Rows from a dataset of charts and code
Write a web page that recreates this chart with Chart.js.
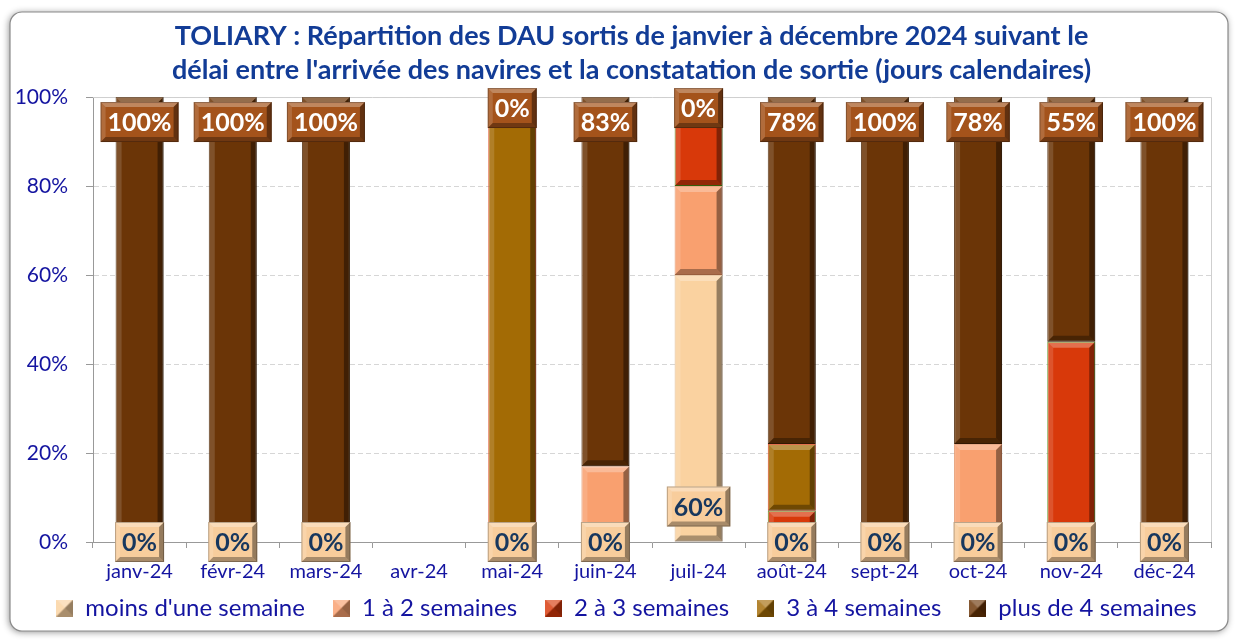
<!DOCTYPE html>
<html>
<head>
<meta charset="utf-8">
<script src="https://cdn.jsdelivr.net/npm/chart.js@4.4.1/dist/chart.umd.min.js"></script>
<style>
  html, body { margin: 0; padding: 0; background: #fff; }
</style>
</head>
<body>
<canvas id="chart" width="1238" height="641"></canvas>
<script>
// categories
const months = ['janv-24', 'févr-24', 'mars-24', 'avr-24', 'mai-24', 'juin-24',
                'juil-24', 'août-24', 'sept-24', 'oct-24', 'nov-24', 'déc-24'];

// series (percent of DAU), avr-24 has no data
const moinsUneSemaine  = [0, 0, 0, null, 0,   0, 60,  0,   0,  0,  0,   0];
const unADeuxSemaines  = [0, 0, 0, null, 0,  17, 20,  0,   0, 22,  0,   0];
const deuxATrois       = [0, 0, 0, null, 0,   0, 20,  7,   0,  0, 45,   0];
const troisAQuatre     = [0, 0, 0, null, 100, 0,  0, 15,   0,  0,  0,   0];
const plusDeQuatre     = [100, 100, 100, null, 0, 83, 0, 78, 100, 78, 55, 100];

const yTicks = [0, 20, 40, 60, 80, 100];

const seriesNames = ["moins d'une semaine", '1 à 2 semaines', '2 à 3 semaines',
                     '3 à 4 semaines', 'plus de 4 semaines'];
const seriesColors = ['#FAD2A0', '#F9A06F', '#D8390A', '#A36B05', '#6B3507'];
const seriesBorders = ['#E0B585', '#E08A5A', '#4F8A10', '#D8390A', '#4A2404'];

const FONT = 'Lato, "Open Sans", sans-serif';

function bevel(ctx, x0, y0, x1, y1, b, light, dark) {
    const w = x1 - x0, h = y1 - y0;
    b = Math.min(b, w / 2, h / 2);
    if (b <= 0) return;
    ctx.save();
    ctx.fillStyle = 'rgba(255,255,255,' + light + ')';
    ctx.beginPath();
    ctx.moveTo(x0, y0); ctx.lineTo(x1, y0); ctx.lineTo(x1 - b, y0 + b); ctx.lineTo(x0 + b, y0 + b);
    ctx.closePath(); ctx.fill();
    ctx.fillStyle = 'rgba(255,255,255,' + (light * 0.5) + ')';
    ctx.beginPath();
    ctx.moveTo(x0, y0); ctx.lineTo(x0 + b, y0 + b); ctx.lineTo(x0 + b, y1 - b); ctx.lineTo(x0, y1);
    ctx.closePath(); ctx.fill();
    ctx.fillStyle = 'rgba(0,0,0,' + dark + ')';
    ctx.beginPath();
    ctx.moveTo(x1, y0); ctx.lineTo(x1 - b, y0 + b); ctx.lineTo(x1 - b, y1 - b); ctx.lineTo(x1, y1);
    ctx.closePath(); ctx.fill();
    ctx.fillStyle = 'rgba(0,0,0,' + (dark * 0.8) + ')';
    ctx.beginPath();
    ctx.moveTo(x0, y1); ctx.lineTo(x0 + b, y1 - b); ctx.lineTo(x1 - b, y1 - b); ctx.lineTo(x1, y1);
    ctx.closePath(); ctx.fill();
    ctx.restore();
}

// small pyramid squares for the legend
function legendSwatch(color) {
    const c = document.createElement('canvas');
    c.width = 17; c.height = 17;
    const g = c.getContext('2d');
    g.fillStyle = color;
    g.fillRect(0, 0, 17, 17);
    bevel(g, 0, 0, 17, 17, 8.5, 0.35, 0.4);
    return c;
}
const swatches = seriesColors.map(legendSwatch);

const framePlugin = {
    id: 'frame',
    afterLayout(chart) {
        // title and legend sit a bit right of the canvas centre in the original
        const t = chart.titleBlock;
        if (t) { t.left += 21; t.right += 21; }
        const l = chart.legend;
        if (l) { l.left += 16; l.right += 16; l.top -= 16; l.bottom -= 16; }
    },
    beforeDraw(chart) {
        const ctx = chart.ctx;
        ctx.save();
        ctx.fillStyle = '#fff';
        ctx.fillRect(0, 0, chart.width, chart.height);
        ctx.shadowColor = 'rgba(0,0,0,0.45)';
        ctx.shadowBlur = 7;
        ctx.shadowOffsetX = -1;
        ctx.shadowOffsetY = 1;
        ctx.beginPath();
        ctx.roundRect(10, 12, 1218, 619, 12);
        ctx.fill();
        ctx.shadowColor = 'transparent';
        ctx.strokeStyle = '#8a8a8a';
        ctx.lineWidth = 1.2;
        ctx.stroke();
        ctx.restore();
    },
    beforeDatasetsDraw(chart) {
        const {ctx, chartArea: a} = chart;
        ctx.save();
        ctx.strokeStyle = '#cfcfcf';
        ctx.lineWidth = 1;
        ctx.beginPath();
        ctx.moveTo(a.left, a.top + 0.5);
        ctx.lineTo(a.right + 0.5, a.top + 0.5);
        ctx.lineTo(a.right + 0.5, a.bottom);
        ctx.stroke();
        ctx.restore();
    }
};

const barLabelPlugin = {
    id: 'barLabels',
    afterDatasetsDraw(chart) {
        const ctx = chart.ctx;
        // bevel on every segment
        chart.data.datasets.forEach((ds, i) => {
            chart.getDatasetMeta(i).data.forEach((el, j) => {
                if (ds.data[j] == null || !ds.data[j]) return;
                const p = el.getProps(['x', 'y', 'base', 'width'], true);
                bevel(ctx, p.x - p.width / 2, p.y, p.x + p.width / 2, p.base, 6, 0.28, 0.4);
            });
        });
        // value boxes: first series at the base, last series at the top
        ctx.save();
        ctx.font = 'bold 25px ' + FONT;
        ctx.textAlign = 'center';
        ctx.textBaseline = 'middle';
        const drawBox = (cx, cy, text, fill, color) => {
            const w = Math.max(ctx.measureText(text).width + 14, 48), h = 40;
            const x0 = cx - w / 2, y0 = cy - h / 2;
            ctx.fillStyle = fill;
            ctx.fillRect(x0, y0, w, h);
            bevel(ctx, x0, y0, x0 + w, y0 + h, 5, 0.3, 0.4);
            ctx.strokeStyle = 'rgba(0,0,0,0.25)';
            ctx.lineWidth = 1;
            ctx.strokeRect(x0 + 0.5, y0 + 0.5, w - 1, h - 1);
            ctx.fillStyle = color;
            ctx.fillText(text, cx, cy + 1);
        };
        const last = chart.data.datasets.length - 1;
        chart.getDatasetMeta(last).data.forEach((el, j) => {
            const v = plusDeQuatre[j];
            if (v == null) return;
            const p = el.getProps(['x', 'y', 'base'], true);
            const cy = (p.base - p.y) > 40 ? p.y + 25 : p.y + 11;
            drawBox(p.x, cy, v + '%', '#A4531B', '#ffffff');
        });
        chart.getDatasetMeta(0).data.forEach((el, j) => {
            const v = moinsUneSemaine[j];
            if (v == null) return;
            const p = el.getProps(['x', 'y', 'base'], true);
            const cy = (p.base - p.y) > 40 ? p.base - 35 : p.base;
            drawBox(p.x, cy, v + '%', '#F8CD9C', '#17375E');
        });
        ctx.restore();
    }
};

const seriesData = [moinsUneSemaine, unADeuxSemaines, deuxATrois, troisAQuatre, plusDeQuatre];

new Chart(document.getElementById('chart'), {
    type: 'bar',
    data: {
        labels: months,
        datasets: seriesData.map((d, i) => ({
            label: seriesNames[i],
            data: d,
            backgroundColor: seriesColors[i],
            borderColor: seriesBorders[i],
            borderWidth: c => (c.raw ? 1 : 0),
            borderSkipped: false,
            categoryPercentage: 1,
            barPercentage: 0.515
        }))
    },
    options: {
        responsive: false,
        animation: false,
        layout: { padding: { top: 8, left: 10, right: 27, bottom: -5 } },
        scales: {
            x: {
                stacked: true,
                offset: true,
                afterFit: s => { s.height = 42; },
                grid: { display: true, drawOnChartArea: false, offset: true, tickLength: 6, tickColor: '#999' },
                border: { color: '#999' },
                ticks: { color: '#1414A0', font: { family: FONT, size: 20 }, padding: 12 }
            },
            y: {
                stacked: true,
                min: 0,
                max: 100,
                afterFit: s => { s.width = 83; },
                afterBuildTicks: s => { s.ticks = yTicks.map(v => ({ value: v })); },
                grid: { color: '#d6d6d6', tickLength: 7, tickColor: '#999' },
                border: { color: '#999', dash: [5, 3] },
                ticks: {
                    color: '#1414A0',
                    font: { family: FONT, size: 21 },
                    padding: 18,
                    callback: v => v + '%'
                }
            }
        },
        plugins: {
            title: {
                display: true,
                text: ["TOLIARY : Répartition des DAU sortis de janvier à décembre 2024 suivant le",
                       "délai entre l'arrivée des navires et la constatation de sortie (jours calendaires)"],
                color: '#123C96',
                font: { family: FONT, size: 27, weight: 'bold', lineHeight: 1.26 },
                padding: { top: 11, bottom: 10 }
            },
            legend: {
                position: 'bottom',
                labels: {
                    color: '#1414A0',
                    font: { family: FONT, size: 24 },
                    usePointStyle: true,
                    pointStyleWidth: 17,
                    boxHeight: 17,
                    padding: 28,
                    generateLabels: chart => {
                        const items = Chart.defaults.plugins.legend.labels.generateLabels(chart);
                        items.forEach((it, i) => { it.pointStyle = swatches[i]; });
                        return items;
                    }
                }
            },
            tooltip: { enabled: false }
        }
    },
    plugins: [framePlugin, barLabelPlugin]
});
</script>
</body>
</html>
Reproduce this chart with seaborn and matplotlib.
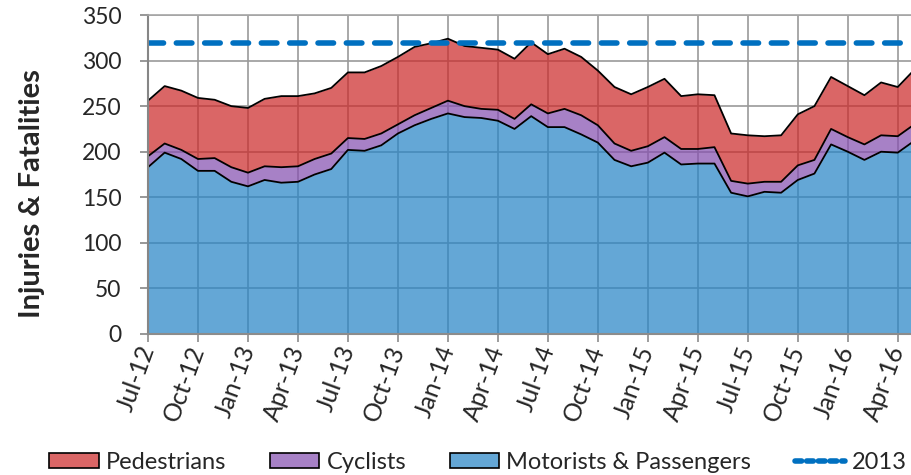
import numpy as np
import pandas as pd
import seaborn as sns
import matplotlib.pyplot as plt
import matplotlib.transforms as mtransforms
from matplotlib.colors import to_rgba
from matplotlib.patches import Patch
from matplotlib.lines import Line2D

# monthly counts, Jul-12 onwards
months = pd.date_range('2012-07-01', periods=47, freq='MS')
motorists = [183, 199, 192, 179, 179, 167, 162, 169, 166, 167, 175, 181,
             202, 201, 207, 220, 229, 236, 242, 238, 237, 234, 225, 239,
             227, 227, 219, 210, 191, 184, 188, 199, 186, 187, 187, 155,
             151, 156, 155, 169, 176, 208, 200, 191, 200, 199, 212]
cyclists = [12, 10, 10, 13, 14, 16, 15, 15, 17, 17, 17, 17,
            13, 13, 13, 10, 11, 12, 14, 12, 10, 12, 11, 13,
            15, 20, 21, 19, 18, 17, 18, 17, 17, 16, 18, 13,
            14, 11, 12, 16, 15, 17, 16, 17, 18, 18, 18]
pedestrians = [61, 63, 65, 67, 64, 67, 71, 74, 78, 77, 72, 72,
               72, 73, 74, 74, 75, 71, 68, 66, 67, 66, 66, 68,
               65, 66, 64, 60, 62, 62, 65, 64, 58, 60, 57, 52,
               53, 50, 51, 56, 59, 57, 56, 54, 58, 54, 60]
level_2013 = 319

series_names = ['Pedestrians', 'Cyclists', 'Motorists & Passengers']
series_colors = {'Pedestrians': '#CC2B2B', 'Cyclists': '#8651B0',
                 'Motorists & Passengers': '#2885C7'}
line_color = '#0070C0'
fill_alpha = 0.72

df = pd.DataFrame({'idx': np.arange(len(months)),
                   'motor': motorists, 'cyc': cyclists, 'ped': pedestrians})
df['lvl_motor'] = df['motor']
df['lvl_cyc'] = df['motor'] + df['cyc']
df['lvl_ped'] = df['lvl_cyc'] + df['ped']
df['l2013'] = level_2013

sns.set_theme(style='white')
plt.rcParams['font.family'] = ['Lato', 'DejaVu Sans']

fig = plt.figure(figsize=(9.12, 4.75), dpi=100)
ax = fig.add_axes([148 / 912, 1 - 334 / 475, (914.4 - 148) / 912, (334 - 15) / 475])

ax.fill_between(df['idx'], 0, df['lvl_motor'], color=series_colors['Motorists & Passengers'],
                alpha=fill_alpha, lw=0)
ax.fill_between(df['idx'], df['lvl_motor'], df['lvl_cyc'], color=series_colors['Cyclists'],
                alpha=fill_alpha, lw=0)
ax.fill_between(df['idx'], df['lvl_cyc'], df['lvl_ped'], color=series_colors['Pedestrians'],
                alpha=fill_alpha, lw=0)

for col in ['lvl_motor', 'lvl_cyc', 'lvl_ped']:
    sns.lineplot(data=df, x='idx', y=col, color='black', lw=1.3, ax=ax)

sns.lineplot(data=df, x='idx', y='l2013', color=line_color, lw=4.0,
             linestyle=(0, (2.8, 2.3)), dash_capstyle='round', ax=ax)

ax.set_xlim(0, len(months) - 1)
ax.set_ylim(0, 350)
ax.set_yticks(np.arange(0, 351, 50))
tick_idx = np.arange(0, len(months), 3)
ax.set_xticks(tick_idx)
ax.set_xticklabels(months[tick_idx].strftime('%b-%y'), rotation=70, ha='right',
                   va='center', rotation_mode='anchor', fontsize=18)
offset = mtransforms.ScaledTranslation(10 / 100, 0, fig.dpi_scale_trans)
for lab in ax.get_xticklabels():
    lab.set_transform(lab.get_transform() + offset)

ax.grid(True, color='#9a9a9a', lw=1.2)
ax.set_axisbelow(True)

ax.spines['left'].set_color('#868686')
ax.spines['left'].set_linewidth(1.5)
ax.spines['bottom'].set_color('#8C8C8C')
ax.spines['bottom'].set_linewidth(1.5)
ax.spines['top'].set_color('#A6A6A6')
ax.spines['top'].set_linewidth(1.2)
ax.spines['right'].set_visible(False)

ax.tick_params(axis='x', bottom=True, direction='out', length=6, width=1.2,
               color='#8C8C8C', pad=3)
ax.tick_params(axis='y', left=True, direction='out', length=6, width=1.2,
               color='#868686', pad=13, labelsize=16.5)

ax.set_xlabel('')
ax.set_ylabel('Injuries & Fatalities', fontsize=21, fontweight='bold')
ax.yaxis.set_label_coords(-0.134, 0.44)

handles = [Patch(facecolor=to_rgba(series_colors[n], fill_alpha), edgecolor='black', lw=1.2)
           for n in series_names]
handles.append(Line2D([0], [0], color=line_color, lw=4.0, linestyle=(0, (1.2, 0.9)),
                      dash_capstyle='round'))
fig.legend(handles, series_names + ['2013'], loc='center', bbox_to_anchor=(0.524, 0.027),
           ncol=4, frameon=False, fontsize=17, handlelength=2.1, handleheight=0.65,
           handletextpad=0.3, columnspacing=1.85)

fig.savefig('out.png', dpi=100)
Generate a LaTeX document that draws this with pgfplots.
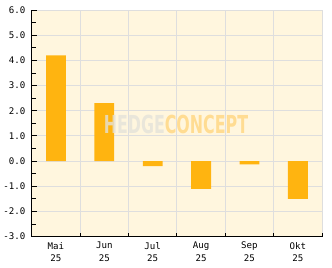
\documentclass[border=0pt]{standalone}
\usepackage{fontspec}
\setmainfont{DejaVu Sans Mono}
\newfontfamily\wmfont{DejaVu Sans}
\usepackage{pgfplots}
\pgfplotsset{compat=1.18}
\definecolor{bg}{RGB}{255,246,222}
\definecolor{bar}{RGB}{255,180,16}
\definecolor{gridc}{RGB}{222,222,222}
\definecolor{wmgray}{RGB}{228,226,218}
\definecolor{wmorange}{RGB}{255,214,128}
\begin{document}
\begin{tikzpicture}
\begin{axis}[
  scale only axis,
  width=292bp, height=228bp,
  xmin=-0.5, xmax=5.5,
  ymin=-3, ymax=6,
  axis background/.style={fill=bg},
  axis lines*=left,
  axis line style={black, line width=0.8pt, -},
  ytick={-3,-2,...,6},
  minor ytick={-2.5,-1.5,...,5.5},
  xtick={0,...,5},
  xticklabels={{Mai\\25},{Jun\\25},{Jul\\25},{Aug\\25},{Sep\\25},{Okt\\25}},
  xticklabel style={align=center, font=\fontsize{9.2}{12.5}\selectfont, yshift=-2bp},
  minor xtick={-0.5,0.5,...,5.5},
  major x tick style={draw=none},
  xtick align=inside, ytick align=inside,
  major tick length=5bp,
  minor tick length=4bp,
  tick style={black, line width=0.8pt},
  ymajorgrids, xminorgrids,
  grid style={gridc, line width=0.8pt},
  minor grid style={gridc, line width=0.8pt},
  yticklabel style={font=\fontsize{9.2}{11}\selectfont, xshift=-3bp},
  /pgf/number format/assume math mode=true,
  yticklabel={\pgfmathprintnumber[fixed,fixed zerofill,precision=1]{\tick}},
  clip=false,
]
\addplot[ybar, bar width=0.41, fill=bar, draw=none] coordinates {
  (0,4.2) (1,2.3) (2,-0.2) (3,-1.1) (4,-0.13) (5,-1.5)
};
\node[opacity=0.8, font=\wmfont\bfseries\fontsize{25}{25}\selectfont, xscale=0.64, inner sep=0] at (axis cs:2.48,1.46) {\textcolor{wmgray}{HEDGE}\textcolor{wmorange}{CONCEPT}};
\end{axis}
\path ([xshift=-30bp,yshift=-31bp]current axis.south west) rectangle ([xshift=10bp,yshift=10bp]current axis.north east);
\end{tikzpicture}
\end{document}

-- YOUR INSTRUCTIONS --
Looking at the records above, tally the lines holding "seaborn" and reply with that number only.

-- SOLUTION BELOW --
2